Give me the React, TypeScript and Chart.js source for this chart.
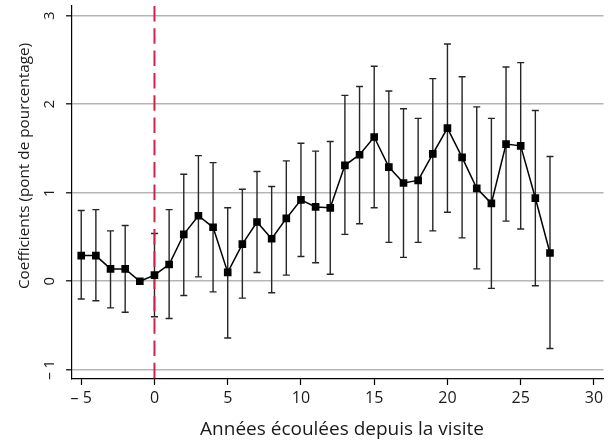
import React, { useEffect, useRef } from "react";
import { Chart, registerables } from "chart.js";
Chart.register(...registerables);

const years = [-5, -4, -3, -2, -1, 0, 1, 2, 3, 4, 5, 6, 7, 8, 9, 10, 11, 12, 13, 14, 15, 16, 17, 18, 19, 20, 21, 22, 23, 24, 25, 26, 27];
const coef = [0.29, 0.29, 0.14, 0.14, 0.0, 0.07, 0.19, 0.53, 0.74, 0.61, 0.1, 0.42, 0.67, 0.48, 0.71, 0.92, 0.84, 0.83, 1.31, 1.43, 1.63, 1.29, 1.11, 1.14, 1.44, 1.73, 1.4, 1.05, 0.88, 1.55, 1.53, 0.94, 0.32];
const lower = [-0.2, -0.22, -0.3, -0.35, 0.0, -0.4, -0.42, -0.16, 0.05, -0.12, -0.64, -0.19, 0.1, -0.13, 0.07, 0.28, 0.21, 0.08, 0.53, 0.65, 0.83, 0.44, 0.27, 0.44, 0.57, 0.78, 0.49, 0.14, -0.08, 0.68, 0.59, -0.05, -0.76];
const upper = [0.8, 0.81, 0.57, 0.63, 0.0, 0.54, 0.81, 1.21, 1.42, 1.34, 0.83, 1.04, 1.24, 1.07, 1.36, 1.56, 1.47, 1.58, 2.1, 2.2, 2.43, 2.15, 1.95, 1.84, 2.29, 2.68, 2.31, 1.97, 1.84, 2.42, 2.47, 1.93, 1.41];

const xTicks = [-5, 0, 5, 10, 15, 20, 25, 30];
const yTicks = [-1, 0, 1, 2, 3];
const eventYear = 0;
const xTitle = "Années écoulées depuis la visite";
const yTitle = "Coefficients (pont de pourcentage)";

const FONT = '"Open Sans", "Noto Sans", sans-serif';
const TEXT = "#1a1a1a";
const fmt = (v: number) => (v < 0 ? "\u2013 " + Math.abs(v) : String(v));

const overlay = {
  id: "overlay",
  beforeDatasetsDraw(chart: any) {
    const { ctx, chartArea, scales } = chart;
    const x = scales.x;
    const y = scales.y;
    ctx.save();
    ctx.strokeStyle = "#262626";
    ctx.lineWidth = 1.4;
    years.forEach((yr, i) => {
      if (upper[i] - lower[i] < 0.01) return;
      const px = x.getPixelForValue(yr);
      const pt = y.getPixelForValue(upper[i]);
      const pb = y.getPixelForValue(lower[i]);
      ctx.beginPath();
      ctx.moveTo(px, pt);
      ctx.lineTo(px, pb);
      ctx.moveTo(px - 3.5, pt);
      ctx.lineTo(px + 3.5, pt);
      ctx.moveTo(px - 3.5, pb);
      ctx.lineTo(px + 3.5, pb);
      ctx.stroke();
    });
    const vx = x.getPixelForValue(eventYear);
    ctx.strokeStyle = "#d2234a";
    ctx.lineWidth = 2;
    ctx.setLineDash([15.5, 6.8]);
    ctx.beginPath();
    ctx.moveTo(vx, chartArea.top);
    ctx.lineTo(vx, chartArea.bottom);
    ctx.stroke();
    ctx.restore();
  },
  afterDraw(chart: any) {
    const { ctx, scales } = chart;
    const x = scales.x;
    const y = scales.y;
    ctx.save();
    ctx.fillStyle = TEXT;
    ctx.font = "16px " + FONT;
    ctx.textAlign = "center";
    ctx.textBaseline = "alphabetic";
    xTicks.forEach((v) => {
      ctx.fillText(fmt(v), x.getPixelForValue(v), 403);
    });
    ctx.font = "15px " + FONT;
    yTicks.forEach((v) => {
      ctx.save();
      ctx.translate(54, y.getPixelForValue(v));
      ctx.rotate(-Math.PI / 2);
      ctx.fillText(fmt(v), 0, 0);
      ctx.restore();
    });
    ctx.font = "19px " + FONT;
    ctx.fillText(xTitle, 342, 435);
    ctx.font = "15.3px " + FONT;
    ctx.save();
    ctx.translate(29, 166);
    ctx.rotate(-Math.PI / 2);
    ctx.fillText(yTitle, 0, 0);
    ctx.restore();
    ctx.restore();
  },
};

export default function App() {
  const ref = useRef<HTMLCanvasElement>(null);
  useEffect(() => {
    document.body.style.margin = "0";
    const chart = new Chart(ref.current as HTMLCanvasElement, {
      type: "line",
      data: {
        datasets: [
          {
            data: years.map((yr, i) => ({ x: yr, y: coef[i] })),
            borderColor: "#000",
            borderWidth: 1.5,
            pointStyle: "rect",
            pointRadius: 5.4,
            pointBorderWidth: 0,
            pointBackgroundColor: "#000",
            pointBorderColor: "#000",
            tension: 0,
          },
        ],
      },
      options: {
        animation: false,
        responsive: false,
        layout: { padding: { top: 6, right: 0, left: 0, bottom: 0 } },
        plugins: { legend: { display: false }, tooltip: { enabled: false } },
        scales: {
          x: {
            type: "linear",
            min: -5.63,
            max: 30.66,
            afterBuildTicks: (s: any) => {
              s.ticks = xTicks.map((v) => ({ value: v }));
            },
            afterFit: (s: any) => {
              s.height = 64;
            },
            ticks: { display: false },
            grid: { drawOnChartArea: false, drawTicks: true, tickLength: 6, tickColor: "#000", tickWidth: 1.2 },
            border: { color: "#000", width: 1.2 },
          },
          y: {
            type: "linear",
            min: -1.104,
            max: 3.11,
            afterBuildTicks: (s: any) => {
              s.ticks = yTicks.map((v) => ({ value: v }));
            },
            afterFit: (s: any) => {
              s.width = 72;
            },
            ticks: { display: false },
            grid: { color: "#b5b5b5", lineWidth: 1.6, drawTicks: true, tickLength: 6, tickColor: "#000", tickWidth: 1.2 },
            border: { color: "#000", width: 1.2 },
          },
        },
      },
      plugins: [overlay],
    });
    return () => chart.destroy();
  }, []);
  return (
    <div style={{ width: 609, height: 443 }}>
      <canvas ref={ref} width={609} height={443} style={{ display: "block" }} />
    </div>
  );
}
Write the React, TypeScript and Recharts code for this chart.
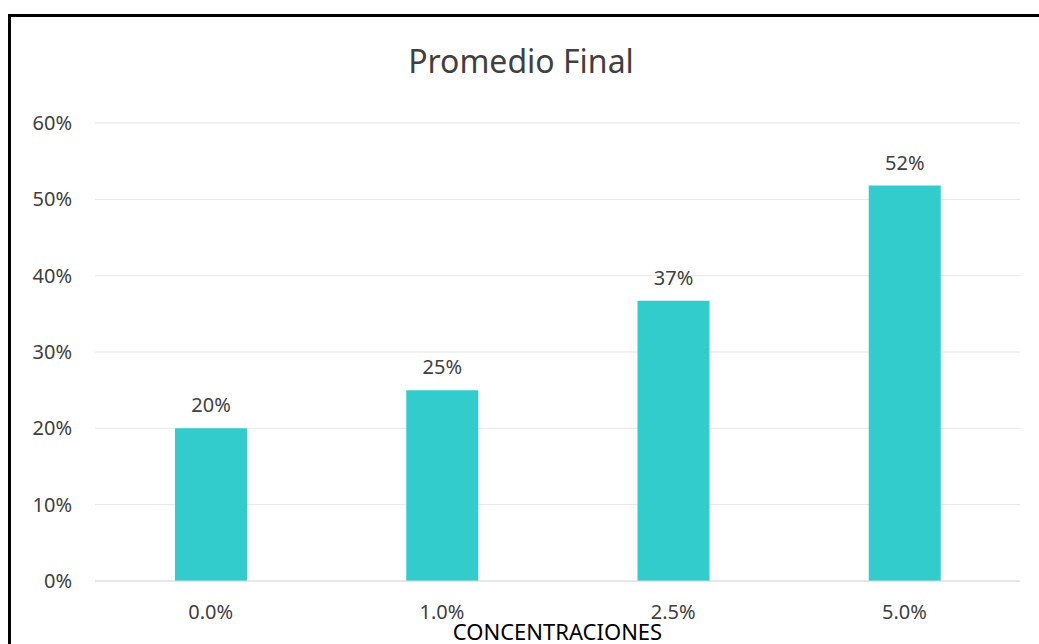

## Exercise brief
Reproduce the whole listing word for word, setting aside any pictures.

## Result of this task
Give me the React, TypeScript and Chart.js source for this chart.
import React, { useEffect, useRef } from "react";
import { Chart, registerables } from "chart.js";
Chart.register(...registerables);

const years = [-5, -4, -3, -2, -1, 0, 1, 2, 3, 4, 5, 6, 7, 8, 9, 10, 11, 12, 13, 14, 15, 16, 17, 18, 19, 20, 21, 22, 23, 24, 25, 26, 27];
const coef = [0.29, 0.29, 0.14, 0.14, 0.0, 0.07, 0.19, 0.53, 0.74, 0.61, 0.1, 0.42, 0.67, 0.48, 0.71, 0.92, 0.84, 0.83, 1.31, 1.43, 1.63, 1.29, 1.11, 1.14, 1.44, 1.73, 1.4, 1.05, 0.88, 1.55, 1.53, 0.94, 0.32];
const lower = [-0.2, -0.22, -0.3, -0.35, 0.0, -0.4, -0.42, -0.16, 0.05, -0.12, -0.64, -0.19, 0.1, -0.13, 0.07, 0.28, 0.21, 0.08, 0.53, 0.65, 0.83, 0.44, 0.27, 0.44, 0.57, 0.78, 0.49, 0.14, -0.08, 0.68, 0.59, -0.05, -0.76];
const upper = [0.8, 0.81, 0.57, 0.63, 0.0, 0.54, 0.81, 1.21, 1.42, 1.34, 0.83, 1.04, 1.24, 1.07, 1.36, 1.56, 1.47, 1.58, 2.1, 2.2, 2.43, 2.15, 1.95, 1.84, 2.29, 2.68, 2.31, 1.97, 1.84, 2.42, 2.47, 1.93, 1.41];

const xTicks = [-5, 0, 5, 10, 15, 20, 25, 30];
const yTicks = [-1, 0, 1, 2, 3];
const eventYear = 0;
const xTitle = "Années écoulées depuis la visite";
const yTitle = "Coefficients (pont de pourcentage)";

const FONT = '"Open Sans", "Noto Sans", sans-serif';
const TEXT = "#1a1a1a";
const fmt = (v: number) => (v < 0 ? "\u2013 " + Math.abs(v) : String(v));

const overlay = {
  id: "overlay",
  beforeDatasetsDraw(chart: any) {
    const { ctx, chartArea, scales } = chart;
    const x = scales.x;
    const y = scales.y;
    ctx.save();
    ctx.strokeStyle = "#262626";
    ctx.lineWidth = 1.4;
    years.forEach((yr, i) => {
      if (upper[i] - lower[i] < 0.01) return;
      const px = x.getPixelForValue(yr);
      const pt = y.getPixelForValue(upper[i]);
      const pb = y.getPixelForValue(lower[i]);
      ctx.beginPath();
      ctx.moveTo(px, pt);
      ctx.lineTo(px, pb);
      ctx.moveTo(px - 3.5, pt);
      ctx.lineTo(px + 3.5, pt);
      ctx.moveTo(px - 3.5, pb);
      ctx.lineTo(px + 3.5, pb);
      ctx.stroke();
    });
    const vx = x.getPixelForValue(eventYear);
    ctx.strokeStyle = "#d2234a";
    ctx.lineWidth = 2;
    ctx.setLineDash([15.5, 6.8]);
    ctx.beginPath();
    ctx.moveTo(vx, chartArea.top);
    ctx.lineTo(vx, chartArea.bottom);
    ctx.stroke();
    ctx.restore();
  },
  afterDraw(chart: any) {
    const { ctx, scales } = chart;
    const x = scales.x;
    const y = scales.y;
    ctx.save();
    ctx.fillStyle = TEXT;
    ctx.font = "16px " + FONT;
    ctx.textAlign = "center";
    ctx.textBaseline = "alphabetic";
    xTicks.forEach((v) => {
      ctx.fillText(fmt(v), x.getPixelForValue(v), 403);
    });
    ctx.font = "15px " + FONT;
    yTicks.forEach((v) => {
      ctx.save();
      ctx.translate(54, y.getPixelForValue(v));
      ctx.rotate(-Math.PI / 2);
      ctx.fillText(fmt(v), 0, 0);
      ctx.restore();
    });
    ctx.font = "19px " + FONT;
    ctx.fillText(xTitle, 342, 435);
    ctx.font = "15.3px " + FONT;
    ctx.save();
    ctx.translate(29, 166);
    ctx.rotate(-Math.PI / 2);
    ctx.fillText(yTitle, 0, 0);
    ctx.restore();
    ctx.restore();
  },
};

export default function App() {
  const ref = useRef<HTMLCanvasElement>(null);
  useEffect(() => {
    document.body.style.margin = "0";
    const chart = new Chart(ref.current as HTMLCanvasElement, {
      type: "line",
      data: {
        datasets: [
          {
            data: years.map((yr, i) => ({ x: yr, y: coef[i] })),
            borderColor: "#000",
            borderWidth: 1.5,
            pointStyle: "rect",
            pointRadius: 5.4,
            pointBorderWidth: 0,
            pointBackgroundColor: "#000",
            pointBorderColor: "#000",
            tension: 0,
          },
        ],
      },
      options: {
        animation: false,
        responsive: false,
        layout: { padding: { top: 6, right: 0, left: 0, bottom: 0 } },
        plugins: { legend: { display: false }, tooltip: { enabled: false } },
        scales: {
          x: {
            type: "linear",
            min: -5.63,
            max: 30.66,
            afterBuildTicks: (s: any) => {
              s.ticks = xTicks.map((v) => ({ value: v }));
            },
            afterFit: (s: any) => {
              s.height = 64;
            },
            ticks: { display: false },
            grid: { drawOnChartArea: false, drawTicks: true, tickLength: 6, tickColor: "#000", tickWidth: 1.2 },
            border: { color: "#000", width: 1.2 },
          },
          y: {
            type: "linear",
            min: -1.104,
            max: 3.11,
            afterBuildTicks: (s: any) => {
              s.ticks = yTicks.map((v) => ({ value: v }));
            },
            afterFit: (s: any) => {
              s.width = 72;
            },
            ticks: { display: false },
            grid: { color: "#b5b5b5", lineWidth: 1.6, drawTicks: true, tickLength: 6, tickColor: "#000", tickWidth: 1.2 },
            border: { color: "#000", width: 1.2 },
          },
        },
      },
      plugins: [overlay],
    });
    return () => chart.destroy();
  }, []);
  return (
    <div style={{ width: 609, height: 443 }}>
      <canvas ref={ref} width={609} height={443} style={{ display: "block" }} />
    </div>
  );
}
Write the React, TypeScript and Recharts code for this chart.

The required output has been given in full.